Türk Metal “Vardiya”sı, işte bu amaçla yayınlanan bir açıklamayı istismar etmeye çalışmaktadır. Ama bunu yaparken dikkat çekici biçimde Birleşik Metal yöneticilerini patronla işbirliği yaptıkları için değil tutarsızlıkla suçlamaktadır. Böyle yapıyor olması ise boşuna değildir. Zira Akkardan’da yaşanan türden bir sendikacılık pratiğinin asıl temsilcisi Türk Metal’dir. Bu türden bir pratiği dahası olabilecek en kaba ve pervasız biçimlerde icra ederek bir gelenek yaratan da Türk Metal’den başkası değildir. Akkardan gibi örnekler, Türk Metalciler’in yaptıklarının yanında devede kulaktır. Zaten metal işçileri de bu çetenin ne mal olduğunu ve nasıl çalıştığını iyi biliyor.

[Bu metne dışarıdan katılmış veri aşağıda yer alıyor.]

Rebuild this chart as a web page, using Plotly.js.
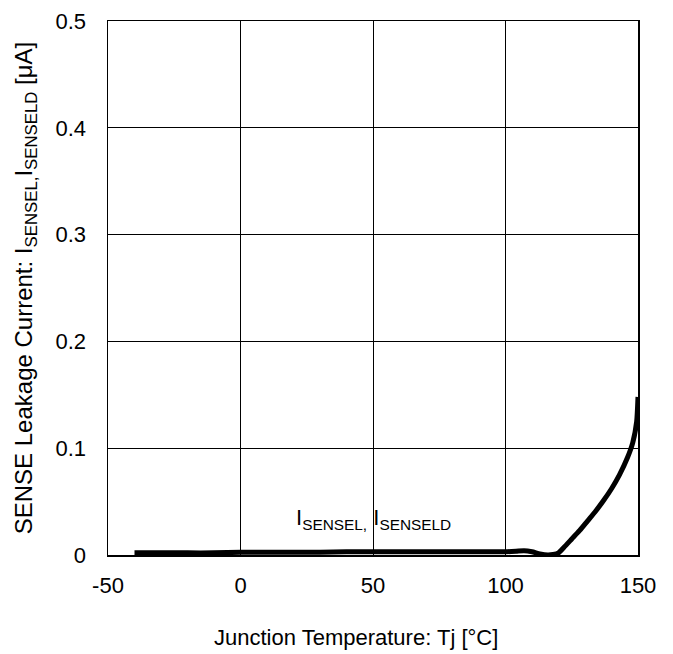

Çok uzağa gitmeye gerek de yok. Yakın zamanda yaşanan Tofaş örneği tek başına durumu açıklamaktadır. Tofaş’ta öyle büyük mali darboğazlar yaşandığı için değil, pazardaki dalgalanmalara ayak uydurmak ve kâr oranlarını arttırmak için yüzlerce işçi işten atılırken, Türk Metal yöneticilerine bu kıyımı sahiplenmek ve ona bahaneler üretmek düşmüştü. Bunun için atılanların sözleşmeli işçiler olduğu türden koca koca yalanlar da uydurmuşlardı. İşte eğer hokkabazlık ve şarlatanlıksa bundan alası yoktur. Elbette Tofaş sadece bir örnektir. Patronlar daha fazla kâr edecek diye ücretlerde yapılan yüzde 35’lik indirimler, mücadele eden işçilerin susturulması, üye olmak için kapısını çalan işçilerin satılması, Renaultlar, Uzeller, BMC’ler… Türk Metal’in bu şekilde uzayan ve sonu gelmeyen bir secereleri vardır.

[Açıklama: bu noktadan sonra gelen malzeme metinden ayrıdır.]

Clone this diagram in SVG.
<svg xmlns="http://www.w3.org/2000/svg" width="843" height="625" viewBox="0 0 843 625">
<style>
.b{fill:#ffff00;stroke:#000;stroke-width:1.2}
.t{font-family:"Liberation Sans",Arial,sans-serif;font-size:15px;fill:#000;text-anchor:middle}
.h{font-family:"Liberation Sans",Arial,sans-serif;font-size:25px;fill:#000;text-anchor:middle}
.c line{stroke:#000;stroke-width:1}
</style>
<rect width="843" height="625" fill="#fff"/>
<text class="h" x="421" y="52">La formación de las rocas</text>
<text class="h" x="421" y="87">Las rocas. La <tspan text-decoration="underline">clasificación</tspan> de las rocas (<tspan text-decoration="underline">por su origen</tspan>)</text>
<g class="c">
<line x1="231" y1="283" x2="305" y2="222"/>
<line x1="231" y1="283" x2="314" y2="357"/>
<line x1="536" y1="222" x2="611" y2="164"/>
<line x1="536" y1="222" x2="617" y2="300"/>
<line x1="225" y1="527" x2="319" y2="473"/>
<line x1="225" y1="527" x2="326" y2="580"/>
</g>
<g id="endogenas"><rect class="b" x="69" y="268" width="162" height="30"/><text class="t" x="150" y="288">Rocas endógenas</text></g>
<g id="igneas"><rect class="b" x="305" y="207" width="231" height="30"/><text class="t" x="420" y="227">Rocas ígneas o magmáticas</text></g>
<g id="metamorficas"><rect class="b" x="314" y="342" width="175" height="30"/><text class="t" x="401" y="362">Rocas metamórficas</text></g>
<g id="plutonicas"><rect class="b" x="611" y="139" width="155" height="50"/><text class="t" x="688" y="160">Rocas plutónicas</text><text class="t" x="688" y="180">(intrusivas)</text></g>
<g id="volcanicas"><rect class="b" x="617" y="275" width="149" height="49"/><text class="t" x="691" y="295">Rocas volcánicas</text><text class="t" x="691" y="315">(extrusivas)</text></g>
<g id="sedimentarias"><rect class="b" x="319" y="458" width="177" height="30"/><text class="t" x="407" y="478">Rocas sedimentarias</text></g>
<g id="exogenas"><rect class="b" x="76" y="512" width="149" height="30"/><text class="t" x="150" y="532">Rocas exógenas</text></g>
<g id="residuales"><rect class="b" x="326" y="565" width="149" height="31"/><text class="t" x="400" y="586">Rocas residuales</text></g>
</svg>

Bu son derece kirli secerenin kanıtladığı gibi, Türk Metal sendikadan başka her şey, özünde sermayenin işçi sınıfını teslim almak için kullandığı basit bir aletten başka bir şey değildir. Bunun için Birleşik Metal ile Türk Metal sözkonusu edildiğinde gerçekte iki ayrı şeyden bahsetmiş oluyoruz. Zira Türk Metal’in sorunu bugün pek çok sendikanın yaşadığı gibi, işçi sınıfına yabancılaşmış bir bürokratik kast tarafından işlemez hale getirilmiş olmak değildir. O tümden, baştan aşağıya sınıfa yabancı bir yapıdır. Bu tür bir yapıyı da taban örgütlenmeleri yoluyla değiştirerek düzene sokmak, bürokratik yozlaşmadan temizleyerek kazanmak mümkün değildir. Bunun için Türk Metal koltuklarında kimin oturduğundan bağımsız olarak tümden aşılması gereken bir yapı, kırılması gereken bir cenderedir. Oysa Birleşik Metal, DİSK’in en önemli yapı taşlarından olan Türkiye Maden-İş’in yürekli işçilerinin kanları ve canlarıyla yarattıkları mücadele geleneğinin bir parçasıdır-geçmişi bir yana bugünkü varlığıyla bir sendikadır. Bu nedenle koltuklarında oturanların kim olduğu ve ne yaptıklarından bağımsız olarak işçi sınıfına aittir. 

İşte bunun için sınıf devrimcileri Türk Metal sözkonusu olduğunda EMEP türü kuyrukçu liberallerden farklı olarak metal işçilerini onu yıkmaya ve Birleşik Metal çatısı altında birleşmeye çağırıyorlar. Bundan dolayıdır ki Bosch işçilerinin çıkışını basit bir sendika değiştirme olayı değil, tarihsel önemi olan bir eylem olarak görüyor, tüm güçleriyle destekliyorlar. Öte yanda ise Birleşik Metal’in koltuklarında oturanları sendikacılık anlayışı ve pratikleri nedeniyle kıyasıya eleştiriyor, yanı sıra da metal işçilerinin bilinç ve mücadele kapasitesini geliştirerek sendikayı devrimci sınıf sendikacılığı rotasına sokmanın mücadelesini yürütüyorlar. Bu tutumlarında da kaypaklığın zerresi olmadığı gibi, işçi sınıfının ve sendikalarının en tutarlı savunusunu yapıyorlar.